A Neural Network Processor (NNP) is a specialized hardware unit that executes artificial Neural Network (NN) computations with architectures and instruction sets tailored for Machine Learning (ML) workloads.

Expanded Explanation

1. Technical Function and Core Characteristics

A NNP implements matrix multiplications, convolutions, and nonlinear activation functions that appear in deep learning models. It uses parallel execution units, local memory, and dataflow-oriented architectures to increase computational throughput and energy efficiency for these operations.

These processors typically support low-precision numeric formats such as 16-bit or 8-bit integers or floating point to increase arithmetic density while maintaining model accuracy within a defined tolerance. They often integrate dedicated acceleration for tensor operations, on-chip interconnects, and Direct Memory Access (DMA) to reduce data-movement overhead.

2. Enterprise Usage and Architectural Context

Enterprises use NN processors in data centers, edge servers, and embedded systems to run inference and, in some designs, training workloads for computer vision, speech recognition, recommendation systems, and Natural Language Processing (NLP). These processors integrate into heterogeneous compute architectures alongside CPUs and GPUs, often as discrete accelerators or as blocks within system-on-chip devices.
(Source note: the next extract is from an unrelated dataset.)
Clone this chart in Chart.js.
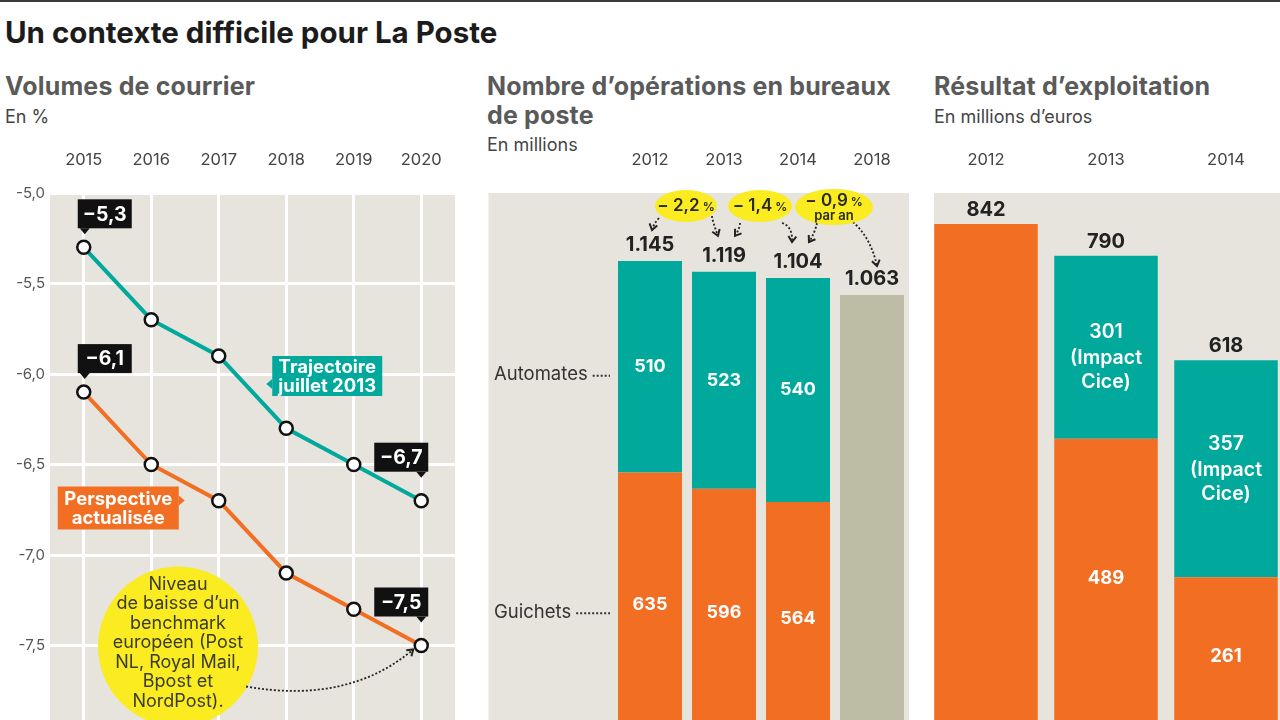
<!DOCTYPE html>
<html><head><meta charset="utf-8">
<script src="https://cdn.jsdelivr.net/npm/chart.js@4/dist/chart.umd.min.js"></script>
<style>
html,body{margin:0;padding:0;width:1280px;height:720px;overflow:hidden;background:#fff;font-family:Inter,"Open Sans",sans-serif;position:relative;}
.topline{position:absolute;left:0;top:0;width:1280px;height:2px;background:#3a3a3a;}
.title{position:absolute;left:5px;top:14px;font-size:29.5px;font-weight:700;color:#1c1c1c;white-space:nowrap;}
.ptitle{position:absolute;font-size:25px;font-weight:700;color:#5a5a5a;line-height:29px;letter-spacing:0.15px;white-space:nowrap;}
.sub{position:absolute;font-size:18px;color:#444;white-space:nowrap;}
canvas{position:absolute;}
</style></head>
<body>
<div class="topline"></div>
<div class="title">Un contexte difficile pour La Poste</div>
<div class="ptitle" style="left:5px;top:72px;">Volumes de courrier</div>
<div class="sub" style="left:5px;top:106px;">En %</div>
<div class="ptitle" style="left:487px;top:72px;">Nombre d’opérations en bureaux<br>de poste</div>
<div class="sub" style="left:487px;top:134px;">En millions</div>
<div class="ptitle" style="left:934px;top:72px;">Résultat d’exploitation</div>
<div class="sub" style="left:934px;top:106px;">En millions d’euros</div>

<canvas id="c1" width="455" height="616" style="left:0;top:120px;"></canvas>
<canvas id="c2" width="421" height="616" style="left:488px;top:120px;"></canvas>
<canvas id="c3" width="360" height="616" style="left:926px;top:120px;"></canvas>

<script>
// ---------- DATA ----------
const years1 = ['2015','2016','2017','2018','2019','2020'];
const trajectoire = [-5.3,-5.7,-5.9,-6.3,-6.5,-6.7];
const perspective = [-6.1,-6.5,-6.7,-7.1,-7.3,-7.5];

const years2 = ['2012','2013','2014','2018'];
const guichets = [635,596,564,null];
const automates = [510,523,540,null];
const prevision2018 = [null,null,null,1063];
const totals2 = ['1.145','1.119','1.104','1.063'];
const totals2Values = [1145,1119,1104,1063];
const variations = [['− 2,2','%',''],['− 1,4','%',''],['− 0,9','%','par an']];

const years3 = ['2012','2013','2014'];
const horsCice = [842,489,261];
const impactCice = [null,301,357];
const totals3 = [842,790,618];

// ---------- STYLE ----------
const TEAL='#00a99c', ORANGE='#f26e22', BG='#e6e4dd', KHAKI='#bdbca5', YELLOW='#fbec21';
const FONT='Inter, "Open Sans", sans-serif';
Chart.defaults.font.family=FONT;
Chart.defaults.devicePixelRatio=1;

function bgPlugin(leftFn){
  return {id:'bg',beforeDraw(ch){
    const a=ch.chartArea,c=ch.ctx;
    const l=leftFn?leftFn(ch):a.left;
    c.save();c.fillStyle=BG;c.fillRect(l,a.top,a.right-l,a.bottom-a.top);c.restore();
  }};
}
function dottedArrow(c,x0,y0,cx,cy,x1,y1){
  c.save();
  c.strokeStyle='#222';c.lineWidth=1.8;c.setLineDash([2,2]);
  c.beginPath();c.moveTo(x0,y0);c.quadraticCurveTo(cx,cy,x1,y1);c.stroke();
  c.setLineDash([]);
  const ang=Math.atan2(y1-cy,x1-cx);
  c.lineWidth=2;c.beginPath();
  c.moveTo(x1-7*Math.cos(ang-0.6),y1-7*Math.sin(ang-0.6));
  c.lineTo(x1,y1);
  c.lineTo(x1-7*Math.cos(ang+0.6),y1-7*Math.sin(ang+0.6));
  c.stroke();c.restore();
}
function callout(c,x,y,w,h,color,side,p,lines,fs){
  c.save();c.fillStyle=color;c.fillRect(x,y,w,h);
  c.beginPath();
  if(side==='bottom'){c.moveTo(p-5,y+h);c.lineTo(p,y+h+6);c.lineTo(p+5,y+h);}
  if(side==='left'){c.moveTo(x,p-5);c.lineTo(x-6,p);c.lineTo(x,p+5);}
  if(side==='right'){c.moveTo(x+w,p-5);c.lineTo(x+w+6,p);c.lineTo(x+w,p+5);}
  c.fill();
  c.fillStyle='#fff';c.font='700 '+fs+'px '+FONT;c.textAlign='center';c.textBaseline='middle';
  const lh=fs*1.0;
  const y0=y+h/2-(lines.length-1)*lh/2;
  lines.forEach((t,i)=>c.fillText(t,x+w/2,y0+i*lh+1));
  c.restore();
}
const noPad=s=>{s.paddingLeft=0;s.paddingRight=0;s.paddingTop=0;s.paddingBottom=0;};
const xTop = (pad)=>({position:'top',grid:{display:false,drawTicks:false},border:{display:false},
  ticks:{color:'#444',font:{size:16.5},padding:pad},afterFit:s=>{s.height=73;noPad(s);}});

// ---------- CHART 1 ----------
const ann1={id:'ann1',afterDraw(ch){
  const c=ch.ctx,x=ch.scales.x,y=ch.scales.y;
  const fmt=v=>'−'+Math.abs(v).toFixed(1).replace('.',',');
  [[trajectoire,0,'l'],[perspective,0,'l'],[trajectoire,5,'r'],[perspective,5,'r']].forEach(([s,i,side])=>{
    const px=x.getPixelForValue(i),py=y.getPixelForValue(s[i]);
    const w=54,h=29;
    if(side==='l'){const by=py-19-h;callout(c,px-6,by,w,h,'#111','bottom',px+1,[fmt(s[i])],19.5);}
    else{const by=py-29-h;callout(c,px+7-w,by,w,h,'#111','bottom',px,[fmt(s[i])],19.5);}
  });
  callout(c,x.getPixelForValue(3)-14,y.getPixelForValue(-6.0)-18,110,40,TEAL,'left',y.getPixelForValue(-6.0)+10,['Trajectoire','juillet 2013'],18.5);
  callout(c,x.getPixelForValue(0)-26,y.getPixelForValue(-6.5)+22,121,43,ORANGE,'right',y.getPixelForValue(-6.5)+36,['Perspective','actualisée'],18.5);
  const cx=(x.getPixelForValue(1)+x.getPixelForValue(2))/2-7, cy=y.getPixelForValue(-7.5)+1;
  c.save();c.fillStyle=YELLOW;c.beginPath();c.arc(cx,cy,80,0,Math.PI*2);c.fill();
  c.fillStyle='#3b3b2b';c.font='400 18px '+FONT;c.textAlign='center';c.textBaseline='middle';
  ['Niveau','de baisse d’un','benchmark','européen (Post','NL, Royal Mail,','Bpost et','NordPost).'].forEach((t,i)=>c.fillText(t,cx,cy-62+i*19.5));
  c.restore();
  const ex=x.getPixelForValue(5)-8, ey=y.getPixelForValue(-7.5)+4;
  dottedArrow(c,cx+68,cy+40,cx+170,cy+58,ex,ey);
}};
new Chart(document.getElementById('c1'),{
  type:'line',
  data:{labels:years1,datasets:[
    {data:trajectoire,borderColor:TEAL,borderWidth:4,pointRadius:6.5,pointBackgroundColor:'#fff',pointBorderColor:'#111',pointBorderWidth:2.5},
    {data:perspective,borderColor:ORANGE,borderWidth:4,pointRadius:6.5,pointBackgroundColor:'#fff',pointBorderColor:'#111',pointBorderWidth:2.5}
  ]},
  options:{responsive:false,animation:false,layout:{padding:0,autoPadding:false},
    plugins:{legend:{display:false},tooltip:{enabled:false}},
    scales:{
      x:{position:'top',offset:true,grid:{color:'#fff',lineWidth:3,drawTicks:false,offset:false},border:{display:false},
         ticks:{color:'#444',font:{size:16.5},padding:23},afterFit:s=>{s.height=73;noPad(s);}},
      y:{min:-8,max:-5,grid:{color:'#fff',lineWidth:3,drawTicks:false},border:{display:false},
         ticks:{stepSize:0.5,color:'#555',font:{size:15},padding:5,callback:v=>v.toFixed(1).replace('.',',')},
         afterFit:s=>{s.width=50;noPad(s);}}
    }},
  plugins:[bgPlugin(),ann1]
});

// ---------- CHART 2 ----------
const ann2={id:'ann2',afterDraw(ch){
  const c=ch.ctx,y=ch.scales.y,a=ch.chartArea;
  const mG=ch.getDatasetMeta(0),mA=ch.getDatasetMeta(1),mT=ch.getDatasetMeta(2);
  const X=i=>(guichets[i]!==null?mG.data[i].x:mT.data[i].x);
  c.save();c.textAlign='center';c.textBaseline='middle';
  years2.forEach((yr,i)=>{
    c.fillStyle='#222';c.font='700 20px '+FONT;
    c.fillText(totals2[i],X(i),y.getPixelForValue(totals2Values[i])-16);
    if(guichets[i]!==null){
      c.fillStyle='#fff';c.font='700 18px '+FONT;
      const g=mG.data[i],t=mA.data[i];
      c.fillText(String(guichets[i]),g.x,(g.y+g.base)/2);
      c.fillText(String(automates[i]),t.x,(t.y+t.base)/2);
    }
  });
  c.textAlign='left';c.fillStyle='#333';c.font='400 18.5px '+FONT;
  const rows=[['Automates',(mA.data[0].y+mA.data[0].base)/2+8],['Guichets',(mG.data[0].y+mG.data[0].base)/2+8]];
  rows.forEach(([t,yy])=>{
    c.fillText(t,6,yy);
    const w=c.measureText(t).width;
    c.save();c.strokeStyle='#333';c.lineWidth=2;c.setLineDash([2,2]);
    c.beginPath();c.moveTo(6+w+5,yy+1);c.lineTo(a.left-3,yy+1);c.stroke();c.restore();
  });
  const LY=i=>y.getPixelForValue(totals2Values[i])-16;
  const rx=[31,32,39];
  variations.forEach((v,i)=>{
    const cx=(X(i)+X(i+1))/2-1, cy=a.top+13+(i===2?1:0);
    const ry=i===2?18:16;
    const sl=i===0?[-27,12]:(i===1?[-20,17]:[-17,16]);
    const sr=i===0?[26,10]:(i===1?[22,17]:[19,15]);
    const tl=i===0?[X(i)+2,LY(i)-15]:[X(i)+11,LY(i)-20];
    const tr=i===2?[X(i+1)+5,LY(i+1)-13]:[X(i+1)-6,LY(i+1)-20];
    dottedArrow(c,cx+sl[0],cy+sl[1],(cx+sl[0]+tl[0])/2+(i===0?-2:2),(cy+sl[1]+tl[1])/2,tl[0],tl[1]);
    dottedArrow(c,cx+sr[0],cy+sr[1],(cx+sr[0]+tr[0])/2+(i===0?-3:6),(cy+sr[1]+tr[1])/2-6,tr[0],tr[1]);
    c.fillStyle=YELLOW;c.beginPath();c.ellipse(cx,cy,rx[i],ry,0,0,Math.PI*2);c.fill();
    c.fillStyle='#2a2a1a';c.textBaseline='middle';
    c.font='600 17px '+FONT;
    const w1=c.measureText(v[0]).width;
    c.font='600 12px '+FONT;
    const w2=c.measureText(' '+v[1]).width;
    const ty=v[2]?cy-6:cy;
    c.textAlign='left';
    c.font='600 17px '+FONT;c.fillText(v[0],cx-(w1+w2)/2,ty);
    c.font='600 12px '+FONT;c.fillText(' '+v[1],cx-(w1+w2)/2+w1,ty+1);
    if(v[2]){c.textAlign='center';c.font='600 13px '+FONT;c.fillText(v[2],cx,cy+9);}
  });
  c.restore();
}};
new Chart(document.getElementById('c2'),{
  type:'bar',
  data:{labels:years2,datasets:[
    {data:guichets,backgroundColor:ORANGE,stack:'s'},
    {data:automates,backgroundColor:TEAL,stack:'s'},
    {data:prevision2018,backgroundColor:KHAKI,stack:'s'}
  ]},
  options:{responsive:false,animation:false,layout:{padding:{left:125}},
    datasets:{bar:{categoryPercentage:1,barPercentage:0.865,borderWidth:0}},
    plugins:{legend:{display:false},tooltip:{enabled:false}},
    scales:{x:Object.assign(xTop(23),{stacked:true}),
      y:{display:false,stacked:true,min:0,max:1309}}},
  plugins:[bgPlugin(ch=>0.5),ann2]
});

// ---------- CHART 3 ----------
const ann3={id:'ann3',afterDraw(ch){
  const c=ch.ctx,y=ch.scales.y;
  const mO=ch.getDatasetMeta(0),mC=ch.getDatasetMeta(1);
  c.save();c.textAlign='center';c.textBaseline='middle';
  years3.forEach((yr,i)=>{
    const o=mO.data[i];
    c.fillStyle='#222';c.font='700 20px '+FONT;
    c.fillText(String(totals3[i]),o.x,y.getPixelForValue(totals3[i])-14);
    if(impactCice[i]!==null){
      c.fillStyle='#fff';c.font='700 18.5px '+FONT;
      c.fillText(String(horsCice[i]),o.x,(o.y+o.base)/2-(i===1?9:0));
      const t=mC.data[i];const cy=(t.y+t.base)/2+(i===1?11:1);
      c.font='600 19.5px '+FONT;
      c.fillText(String(impactCice[i]),t.x,cy-26);
      c.fillText('(Impact',t.x,cy);
      c.fillText('Cice)',t.x,cy+24);
    }
  });
  c.restore();
}};
new Chart(document.getElementById('c3'),{
  type:'bar',
  data:{labels:years3,datasets:[
    {data:horsCice,backgroundColor:ORANGE,stack:'s'},
    {data:impactCice,backgroundColor:TEAL,stack:'s'}
  ]},
  options:{responsive:false,animation:false,layout:{padding:0},
    datasets:{bar:{categoryPercentage:1,barPercentage:0.8625,borderWidth:0}},
    plugins:{legend:{display:false},tooltip:{enabled:false}},
    scales:{x:Object.assign(xTop(23),{stacked:true}),
      y:{display:false,stacked:true,min:0,max:893}}},
  plugins:[bgPlugin(ch=>8),ann3]
});
</script>
</body></html>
Architects typically access NN processors through runtime frameworks and libraries that map NN graphs onto the hardware execution units. Organizations deploy them through containerized services, on-premises (on-prem) Artificial Intelligence (AI) clusters, or cloud instances, with orchestration platforms scheduling workloads based on latency, throughput, and power constraints.

3. Related or Adjacent Technologies

NN processors relate to graphics processing units, tensor processing units, and other AI accelerators, which also target linear algebra workloads for ML. They may appear as domain-specific accelerators that complement general-purpose CPUs in heterogeneous computing platforms.

These processors interact with AI software stacks such as deep learning frameworks, compilers, and optimization toolchains that translate high-level NN models into hardware-specific instructions. They also connect with storage and networking subsystems that supply training data and inference inputs.

4. Business and Operational Significance

For enterprises, NN processors support AI workloads within defined latency, throughput, and power envelopes, which affects the feasibility of real-time analytics, personalization, and automation use cases. They can reduce cost per inference or per training step relative to CPU-only deployments.

Operations teams evaluate NN processors based on performance per watt, model portability, ecosystem support, and integration with observability and management tools. Security and governance teams assess how these processors fit into data protection, access control, and compliance frameworks for AI systems.